* START Source material *

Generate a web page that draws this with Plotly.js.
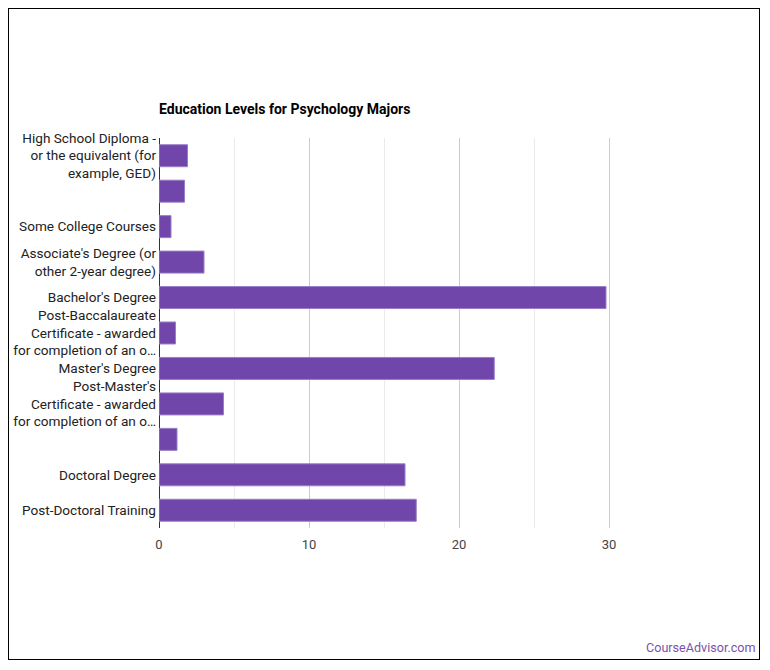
<!DOCTYPE html>
<html>
<head>
<meta charset="utf-8">
<script src="https://cdn.plot.ly/plotly-3.0.1.min.js"></script>
<style>
  html, body { margin: 0; padding: 0; background: #fff; }
  #frame { position: absolute; left: 8px; top: 8px; width: 750px; height: 650px; border: 1px solid #000; }
  #chart { width: 750px; height: 650px; }
</style>
</head>
<body>
<div id="frame"><div id="chart"></div></div>
<script>
const categories = [
  "High School Diploma -<br>or the equivalent (for<br>example, GED)",
  "",
  "Some College Courses",
  "Associate's Degree (or<br>other 2-year degree)",
  "Bachelor's Degree",
  "Post-Baccalaureate<br>Certificate - awarded<br>for completion of an o…",
  "Master's Degree",
  "Post-Master's<br>Certificate - awarded<br>for completion of an o…",
  "",
  "Doctoral Degree",
  "Post-Doctoral Training"
];
const values = [1.9, 1.7, 0.8, 3.0, 29.8, 1.1, 22.35, 4.3, 1.2, 16.4, 17.15];
const xTickVals = [0, 10, 20, 30];
const chartTitle = "Education Levels for Psychology Majors";
const watermark = "CourseAdvisor.com";

const positions = categories.map((c, i) => i);

const trace = {
  type: 'bar',
  orientation: 'h',
  x: values,
  y: positions,
  marker: { color: '#7046AA', line: { color: '#9a7cc8', width: 1 } },
  hoverinfo: 'x'
};

const layout = {
  width: 750,
  height: 650,
  margin: { l: 150, r: 105, t: 129, b: 131 },
  paper_bgcolor: '#fff',
  plot_bgcolor: '#fff',
  font: { family: 'Roboto, Arial, sans-serif', size: 14, color: '#222' },
  showlegend: false,
  bargap: 0.38,
  title: {
    text: '<b>' + chartTitle + '</b>',
    font: { family: 'Roboto, Arial, sans-serif', size: 14, color: '#000' },
    x: 0, xref: 'paper', xanchor: 'left',
    y: 1 - 100 / 650, yref: 'container', yanchor: 'middle'
  },
  xaxis: {
    range: [0, 33],
    tickvals: xTickVals,
    ticktext: xTickVals.map(String),
    tickfont: { size: 13, color: '#444' },
    ticklabelstandoff: 7,
    showgrid: true,
    gridcolor: '#cccccc',
    gridwidth: 1,
    minor: { dtick: 5, showgrid: true, gridcolor: '#ebebeb', gridwidth: 1 },
    zeroline: true,
    zerolinecolor: '#333',
    zerolinewidth: 1,
    showline: false,
    ticks: '',
    fixedrange: true
  },
  yaxis: {
    range: [10.5, -0.5],
    tickvals: positions,
    ticktext: categories,
    tickfont: { size: 13.6, color: '#222' },
    showgrid: false,
    zeroline: false,
    showline: false,
    ticks: '',
    ticklabelstandoff: 2,
    fixedrange: true
  },
  annotations: [{
    text: watermark,
    xref: 'paper', yref: 'paper',
    x: (749 - 150) / 495, y: (519 - 638) / 390,
    xanchor: 'right', yanchor: 'middle',
    showarrow: false,
    font: { family: 'Roboto, Arial, sans-serif', size: 12.6, color: '#7b52ab' }
  }]
};

Plotly.newPlot('chart', [trace], layout, { displayModeBar: false, staticPlot: true });
</script>
</body>
</html>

* END Source material *

> [What the exercise asks]
Go through the listing above and write it all out exactly, leaving out any picture.

> [Solved problem]
Generate a web page that draws this with Plotly.js.
<!DOCTYPE html>
<html>
<head>
<meta charset="utf-8">
<script src="https://cdn.plot.ly/plotly-3.0.1.min.js"></script>
<style>
  html, body { margin: 0; padding: 0; background: #fff; }
  #frame { position: absolute; left: 8px; top: 8px; width: 750px; height: 650px; border: 1px solid #000; }
  #chart { width: 750px; height: 650px; }
</style>
</head>
<body>
<div id="frame"><div id="chart"></div></div>
<script>
const categories = [
  "High School Diploma -<br>or the equivalent (for<br>example, GED)",
  "",
  "Some College Courses",
  "Associate's Degree (or<br>other 2-year degree)",
  "Bachelor's Degree",
  "Post-Baccalaureate<br>Certificate - awarded<br>for completion of an o…",
  "Master's Degree",
  "Post-Master's<br>Certificate - awarded<br>for completion of an o…",
  "",
  "Doctoral Degree",
  "Post-Doctoral Training"
];
const values = [1.9, 1.7, 0.8, 3.0, 29.8, 1.1, 22.35, 4.3, 1.2, 16.4, 17.15];
const xTickVals = [0, 10, 20, 30];
const chartTitle = "Education Levels for Psychology Majors";
const watermark = "CourseAdvisor.com";

const positions = categories.map((c, i) => i);

const trace = {
  type: 'bar',
  orientation: 'h',
  x: values,
  y: positions,
  marker: { color: '#7046AA', line: { color: '#9a7cc8', width: 1 } },
  hoverinfo: 'x'
};

const layout = {
  width: 750,
  height: 650,
  margin: { l: 150, r: 105, t: 129, b: 131 },
  paper_bgcolor: '#fff',
  plot_bgcolor: '#fff',
  font: { family: 'Roboto, Arial, sans-serif', size: 14, color: '#222' },
  showlegend: false,
  bargap: 0.38,
  title: {
    text: '<b>' + chartTitle + '</b>',
    font: { family: 'Roboto, Arial, sans-serif', size: 14, color: '#000' },
    x: 0, xref: 'paper', xanchor: 'left',
    y: 1 - 100 / 650, yref: 'container', yanchor: 'middle'
  },
  xaxis: {
    range: [0, 33],
    tickvals: xTickVals,
    ticktext: xTickVals.map(String),
    tickfont: { size: 13, color: '#444' },
    ticklabelstandoff: 7,
    showgrid: true,
    gridcolor: '#cccccc',
    gridwidth: 1,
    minor: { dtick: 5, showgrid: true, gridcolor: '#ebebeb', gridwidth: 1 },
    zeroline: true,
    zerolinecolor: '#333',
    zerolinewidth: 1,
    showline: false,
    ticks: '',
    fixedrange: true
  },
  yaxis: {
    range: [10.5, -0.5],
    tickvals: positions,
    ticktext: categories,
    tickfont: { size: 13.6, color: '#222' },
    showgrid: false,
    zeroline: false,
    showline: false,
    ticks: '',
    ticklabelstandoff: 2,
    fixedrange: true
  },
  annotations: [{
    text: watermark,
    xref: 'paper', yref: 'paper',
    x: (749 - 150) / 495, y: (519 - 638) / 390,
    xanchor: 'right', yanchor: 'middle',
    showarrow: false,
    font: { family: 'Roboto, Arial, sans-serif', size: 12.6, color: '#7b52ab' }
  }]
};

Plotly.newPlot('chart', [trace], layout, { displayModeBar: false, staticPlot: true });
</script>
</body>
</html>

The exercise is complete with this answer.